Because Foo f( Foo() ); is a function declaration.
I think you want: Foo f;
Or in case you want to copy-construct:
Foo f( (Foo()) );
f is effectively a function declaration within main function.
Try
Foo f((Foo())); // to make the definition of f explicit enough.
n3337 8.2
The ambiguity arising from the similarity between a function-style
cast and a declaration mentioned in 6.8 can also occur in the context
of a declaration. In that context, the choice is between a function
declaration with a redundant set of parentheses around a parameter
name and an object declaration with a function-style cast as the
initializer.
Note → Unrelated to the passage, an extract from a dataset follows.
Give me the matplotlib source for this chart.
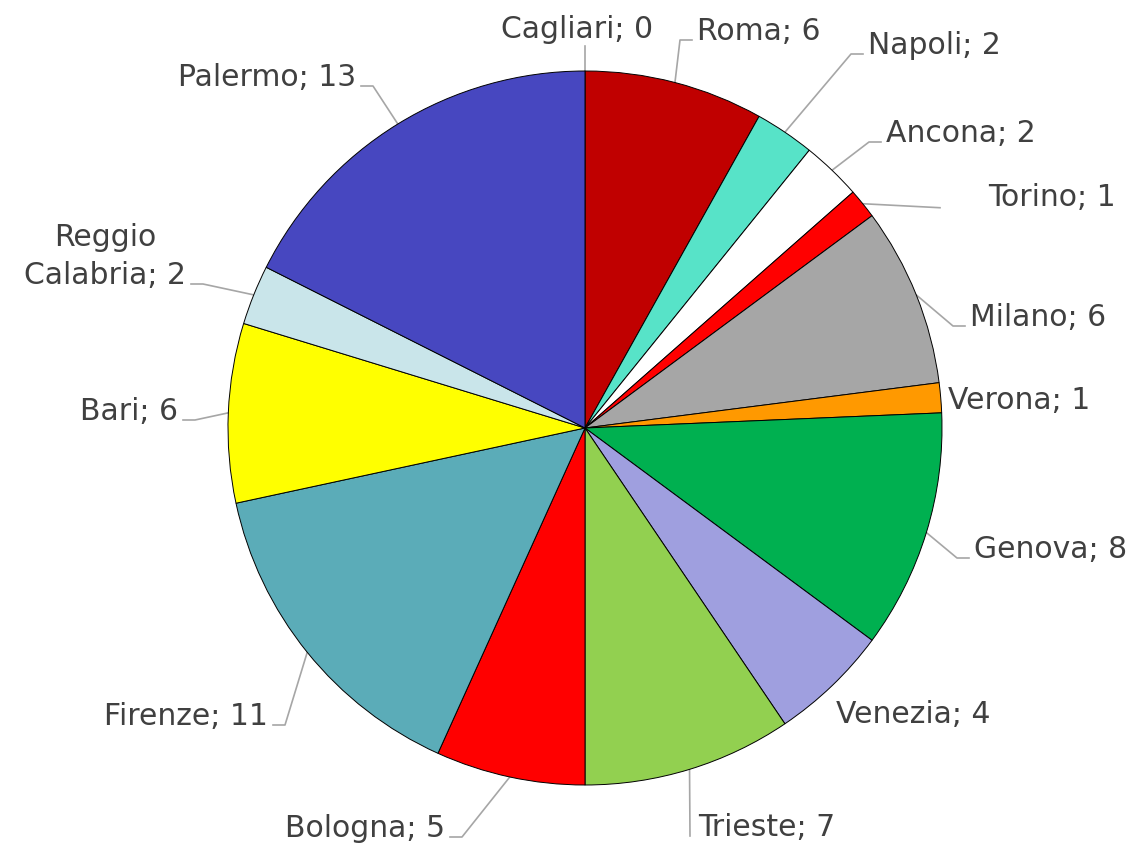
import matplotlib.pyplot as plt
import numpy as np

W, H = 1142, 847

cities = ["Cagliari", "Roma", "Napoli", "Ancona", "Torino", "Milano", "Verona",
          "Genova", "Venezia", "Trieste", "Bologna", "Firenze", "Bari",
          "Reggio\nCalabria", "Palermo"]
counts = [0, 6, 2, 2, 1, 6, 1, 8, 4, 7, 5, 11, 6, 2, 13]
colors = ["#FFFFFF", "#C00000", "#57E3C8", "#FFFFFF", "#FF0000", "#A6A6A6", "#FF9900",
          "#00B050", "#9F9FDF", "#92D050", "#FF0000", "#5BACB8", "#FFFF00",
          "#C9E5EA", "#4747C0"]

# label layout in pixel coords (y from top): text x, baseline y, ha, leader style
layout = {
    "Cagliari": (577, 38, "center", "vert"),
    "Roma": (697, 40, "left", "elbow"),
    "Napoli": (868, 54, "left", "elbow"),
    "Ancona": (886, 142, "left", "elbow"),
    "Torino": (988, 206, "left", "straight"),
    "Milano": (970, 326, "left", "elbow"),
    "Verona": (948, 409, "left", None),
    "Genova": (974, 558, "left", "elbow"),
    "Venezia": (836, 723, "left", None),
    "Trieste": (698, 836, "left", "vert"),
    "Bologna": (445, 837, "right", "elbow"),
    "Firenze": (268, 725, "right", "elbow"),
    "Bari": (178, 420, "right", "elbow"),
    "Reggio\nCalabria": (186, 284, "right", "elbow"),
    "Palermo": (356, 86, "right", "elbow"),
}

cx, cy, R = 585, 428, 357
FS = 21.5

fig = plt.figure(figsize=(W / 100, H / 100), dpi=100)
ax = fig.add_axes([0, 0, 1, 1])

ax.pie(counts, colors=colors, startangle=90, counterclock=False,
       center=(cx, H - cy), radius=R,
       wedgeprops=dict(edgecolor="black", linewidth=0.7))
ax.set_xlim(0, W)
ax.set_ylim(0, H)
ax.set_aspect("equal")
ax.axis("off")

grey = "#A6A6A6"
txtc = "#404040"
total = sum(counts)
cum = 0
for name, v in zip(cities, counts):
    mid = (cum + v / 2) / total * 2 * np.pi
    cum += v
    px = cx + R * np.sin(mid)
    py = cy - R * np.cos(mid)
    tx, ty, ha, mode = layout[name]
    label = f"{name}; {v}"
    if "\n" in name:
        ax.text(tx, H - ty, label, ha=ha, va="baseline", fontsize=FS,
                color=txtc, linespacing=1.4, multialignment="center")
    else:
        ax.text(tx, H - ty, label, ha=ha, va="baseline", fontsize=FS, color=txtc)
    side = 1 if ha == "left" else -1
    if mode == "elbow":
        xs = [px, tx - side * 17, tx - side * 5]
        ys = [py, ty, ty]
    elif mode == "vert":
        if name == "Cagliari":
            xs, ys = [px, px], [py, ty + 8]
        else:
            xs, ys = [px, tx - 8], [py, ty]
    elif mode == "straight":
        xs, ys = [px, 940], [py, py + 4]
    else:
        continue
    ax.plot(xs, [H - y for y in ys], color=grey, linewidth=1.2, zorder=0)

fig.savefig("out.png", dpi=100)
Just as for the ambiguities mentioned in 6.8, the
resolution is to consider any construct that could possibly be a
declaration a declaration. [ Note: A declaration can be explicitly
disambiguated by a nonfunction-style cast, by an = to indicate
initialization or by removing the redundant parentheses around the
parameter name. — end note ] [ Example:
struct S {
S(int);
};
void foo(double a) {
S w(int(a));
//function declaration
S x(int());
//function declaration
S y((int)a);
//object declaration
S z = int(a);
//object declaration
}
— end example ]
C++ parser interprets Foo f(Foo()); expression as the function declaration with the signature Foo(Foo(*)()), i.e. a function returning Foo and taking a function pointer to the function returning Foo. Adding explicit parenthesis around the argument like so Foo f((Foo())); will resolve the ambiguity. But consider actually just doing Foo f; which avoids redundant code.